Traditional Chinese (cantonese culture) expression, sour sting

Oct 25, 2009 13:17

酸 can mean sour or caustic, something like lemon is 酸, acids are 酸...it can also describe an emotional feeling.

甜在心頭, literally, sweet-at-heart-head...but more accurately as "sweet at the head of our heart", describes a feeling, it's like feeling warmth your belly during a hug, you feel a sweetness like sugar or honey when your love gives you flowers or tell you that you are lovely while you are down with the flu, and means it.

There are two popular expressions that uses sour/caustic
心酸: heart sour (heart turned to acid?)
鼻酸: nose sour

It tends to be that 心酸 is used to describe a devastating situation, where it gets to your heart and you can't even cry it out. Like watching scenes of Philippines under water after the tropical storms a few weeks ago, or hearing about how a girl had been kept a prisoner for over a decade, locked in with the children that was a result of her rape. 心酸 tends to be the feeling for hopeless horror.

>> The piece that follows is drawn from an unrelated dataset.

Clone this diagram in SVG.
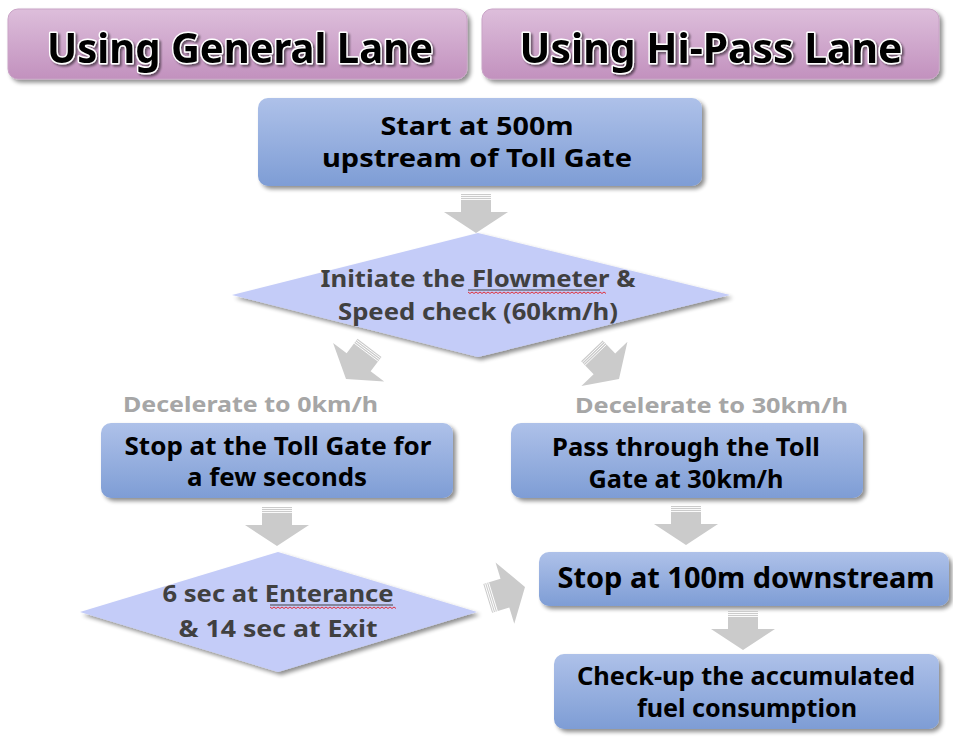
<svg xmlns="http://www.w3.org/2000/svg" width="953" height="742" viewBox="0 0 953 742">
<defs>
  <linearGradient id="gPink" x1="0" y1="0" x2="0" y2="1">
    <stop offset="0" stop-color="#ddbedb"/>
    <stop offset="1" stop-color="#c291be"/>
  </linearGradient>
  <linearGradient id="gBlue" x1="0" y1="0" x2="0" y2="1">
    <stop offset="0" stop-color="#aec1e9"/>
    <stop offset="1" stop-color="#7e9dd5"/>
  </linearGradient>
  <filter id="shadow" x="-10%" y="-20%" width="125%" height="150%">
    <feGaussianBlur in="SourceAlpha" stdDeviation="2.2"/>
    <feOffset dx="3" dy="3" result="b"/>
    <feComponentTransfer><feFuncA type="linear" slope="0.45"/></feComponentTransfer>
    <feMerge><feMergeNode/><feMergeNode in="SourceGraphic"/></feMerge>
  </filter>
  <filter id="tshadow" x="-5%" y="-20%" width="110%" height="150%">
    <feGaussianBlur in="SourceAlpha" stdDeviation="1.2"/>
    <feOffset dx="1.5" dy="2" result="b"/>
    <feComponentTransfer><feFuncA type="linear" slope="0.5"/></feComponentTransfer>
    <feMerge><feMergeNode/><feMergeNode in="SourceGraphic"/></feMerge>
  </filter>
  <g id="arrow">
    <path d="M-15,-39 L15,-39 L15,-21 L32,-21 L0,0 L-32,-21 L-15,-21 Z" fill="#cbcbcb"/>
    <path d="M-15,-37.5 H15 M-15,-35.5 H15 M-15,-33.5 H15" stroke="#ffffff" stroke-width="0.9" fill="none"/>
  </g>
</defs>
<style>
  text { font-family: "Noto Sans", "Open Sans", "DejaVu Sans", sans-serif; font-weight: 700; }
  .hdr { font-size: 42px; fill: #000; stroke: #ffffff; stroke-width: 3px; paint-order: stroke; stroke-linejoin: round; }
  .box { font-size: 25px; fill: #000; }
  .big { font-size: 29px; fill: #000; }
  .dia { font-size: 23px; fill: #404040; }
  .lbl { font-size: 22px; fill: #a6a6a6; }
  .pinkbox { fill: url(#gPink); stroke: #c9a3c6; stroke-width: 1; }
  .bluebox { fill: url(#gBlue); }
  .diamond { fill: #c4ccf8; }
  .ul { stroke: #404040; stroke-width: 1.2; }
  .wave { stroke: #e0303a; stroke-width: 1; fill: none; }
</style>

<g id="header-general">
  <rect class="pinkbox" x="8" y="9" width="459" height="70" rx="10" filter="url(#shadow)"/>
  <text class="hdr" x="240" y="63" text-anchor="middle" textLength="386" lengthAdjust="spacingAndGlyphs" filter="url(#tshadow)">Using General Lane</text>
</g>
<g id="header-hipass">
  <rect class="pinkbox" x="482" y="9" width="457" height="70" rx="10" filter="url(#shadow)"/>
  <text class="hdr" x="711" y="63" text-anchor="middle" textLength="383" lengthAdjust="spacingAndGlyphs" filter="url(#tshadow)">Using Hi-Pass Lane</text>
</g>

<g id="start">
  <rect class="bluebox" x="258" y="98" width="444" height="88" rx="10" filter="url(#shadow)"/>
  <text class="box" x="477" y="135" text-anchor="middle" textLength="193" lengthAdjust="spacingAndGlyphs">Start at 500m</text>
  <text class="box" x="477" y="167" text-anchor="middle" textLength="310" lengthAdjust="spacingAndGlyphs">upstream of Toll Gate</text>
</g>

<g id="decision-flowmeter">
  <polygon class="diamond" points="478,233 730,295 478,357 232,295" filter="url(#shadow)"/>
  <text class="dia" x="478" y="287" text-anchor="middle" textLength="315" lengthAdjust="spacingAndGlyphs">Initiate the Flowmeter &amp;</text>
  <line class="ul" x1="468" y1="290" x2="600" y2="290"/>
  <path class="wave" d="M468,292 l2,1.5 l2,-1.5 l2,1.5 l2,-1.5 l2,1.5 l2,-1.5 l2,1.5 l2,-1.5 l2,1.5 l2,-1.5 l2,1.5 l2,-1.5 l2,1.5 l2,-1.5 l2,1.5 l2,-1.5 l2,1.5 l2,-1.5 l2,1.5 l2,-1.5 l2,1.5 l2,-1.5 l2,1.5 l2,-1.5 l2,1.5 l2,-1.5 l2,1.5 l2,-1.5 l2,1.5 l2,-1.5 l2,1.5 l2,-1.5 l2,1.5 l2,-1.5 l2,1.5 l2,-1.5 l2,1.5 l2,-1.5 l2,1.5 l2,-1.5 l2,1.5 l2,-1.5 l2,1.5 l2,-1.5 l2,1.5 l2,-1.5 l2,1.5 l2,-1.5 l2,1.5 l2,-1.5 l2,1.5 l2,-1.5 l2,1.5 l2,-1.5 l2,1.5 l2,-1.5 l2,1.5 l2,-1.5 l2,1.5 l2,-1.5 l2,1.5 l2,-1.5 l2,1.5 l2,-1.5 l2,1.5 l2,-1.5 l2,1.5 l2,-1.5 l2,1.5"/>
  <text class="dia" x="478" y="320" text-anchor="middle" textLength="280" lengthAdjust="spacingAndGlyphs">Speed check (60km/h)</text>
</g>

<g id="label-decel-0">
  <text class="lbl" x="123" y="412" textLength="255" lengthAdjust="spacingAndGlyphs">Decelerate to 0km/h</text>
</g>
<g id="label-decel-30">
  <text class="lbl" x="575" y="413" textLength="273" lengthAdjust="spacingAndGlyphs">Decelerate to 30km/h</text>
</g>

<g id="stop-tollgate">
  <rect class="bluebox" x="101" y="423" width="352" height="75" rx="10" filter="url(#shadow)"/>
  <text class="box" x="278" y="455" text-anchor="middle" textLength="307" lengthAdjust="spacingAndGlyphs">Stop at the Toll Gate for</text>
  <text class="box" x="277" y="486" text-anchor="middle" textLength="180" lengthAdjust="spacingAndGlyphs">a few seconds</text>
</g>

<g id="pass-tollgate">
  <rect class="bluebox" x="511" y="423" width="352" height="75" rx="10" filter="url(#shadow)"/>
  <text class="box" x="686" y="456" text-anchor="middle" textLength="268" lengthAdjust="spacingAndGlyphs">Pass through the Toll</text>
  <text class="box" x="686" y="488" text-anchor="middle" textLength="195" lengthAdjust="spacingAndGlyphs">Gate at 30km/h</text>
</g>

<g id="decision-wait">
  <polygon class="diamond" points="278,552 477,612 278,672 80,612" filter="url(#shadow)"/>
  <text class="dia" x="278" y="602" text-anchor="middle" textLength="231" lengthAdjust="spacingAndGlyphs">6 sec at Enterance</text>
  <line class="ul" x1="270" y1="605" x2="393" y2="605"/>
  <path class="wave" d="M270,607 l2,1.5 l2,-1.5 l2,1.5 l2,-1.5 l2,1.5 l2,-1.5 l2,1.5 l2,-1.5 l2,1.5 l2,-1.5 l2,1.5 l2,-1.5 l2,1.5 l2,-1.5 l2,1.5 l2,-1.5 l2,1.5 l2,-1.5 l2,1.5 l2,-1.5 l2,1.5 l2,-1.5 l2,1.5 l2,-1.5 l2,1.5 l2,-1.5 l2,1.5 l2,-1.5 l2,1.5 l2,-1.5 l2,1.5 l2,-1.5 l2,1.5 l2,-1.5 l2,1.5 l2,-1.5 l2,1.5 l2,-1.5 l2,1.5 l2,-1.5 l2,1.5 l2,-1.5 l2,1.5 l2,-1.5 l2,1.5 l2,-1.5 l2,1.5 l2,-1.5 l2,1.5 l2,-1.5 l2,1.5 l2,-1.5 l2,1.5 l2,-1.5 l2,1.5 l2,-1.5 l2,1.5 l2,-1.5 l2,1.5 l2,-1.5 l2,1.5 l2,-1.5 l2,1.5"/>
  <text class="dia" x="278" y="637" text-anchor="middle" textLength="199" lengthAdjust="spacingAndGlyphs">&amp; 14 sec at Exit</text>
</g>

<g id="stop-downstream">
  <rect class="bluebox" x="539" y="552" width="410" height="54" rx="10" filter="url(#shadow)"/>
  <text class="big" x="746" y="588" text-anchor="middle" textLength="377" lengthAdjust="spacingAndGlyphs">Stop at 100m downstream</text>
</g>

<g id="check-fuel">
  <rect class="bluebox" x="554" y="654" width="385" height="75" rx="10" filter="url(#shadow)"/>
  <text class="box" x="746" y="685" text-anchor="middle" textLength="338" lengthAdjust="spacingAndGlyphs">Check-up the accumulated</text>
  <text class="box" x="747" y="717" text-anchor="middle" textLength="220" lengthAdjust="spacingAndGlyphs">fuel consumption</text>
</g>

<g id="connectors">
  <use href="#arrow" transform="translate(476,233)"/>
  <use href="#arrow" transform="translate(346,379) rotate(37)"/>
  <use href="#arrow" transform="translate(619,379) rotate(-44)"/>
  <use href="#arrow" transform="translate(277,546)"/>
  <use href="#arrow" transform="translate(686,545)"/>
  <use href="#arrow" transform="translate(743,650)"/>
  <use href="#arrow" transform="translate(525,587) rotate(-107)"/>
</g>
</svg>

When the feeling of sourness is up our nose, when we are tearing up, 鼻酸 can describes tears of happiness, of relief, of feeling touched by kindness. It can be tears of sadness, thinking back on how wonderful someone who has died was, during an memorial, one gets 鼻酸, and then one begins to tear up. While one is sad for the lost of someone wonderful, the focus is not on the absence of that wonderful person, the lack of wonderful, but that the person was wonderful to begin with. One can get 鼻酸 after a tragedy, when the help arrives in the form of a cavalry when you thought you have been abandoned (or the doubt was there), or the embrace of a good friend or family member, after the lost of someone dear to you and you were feeling alone.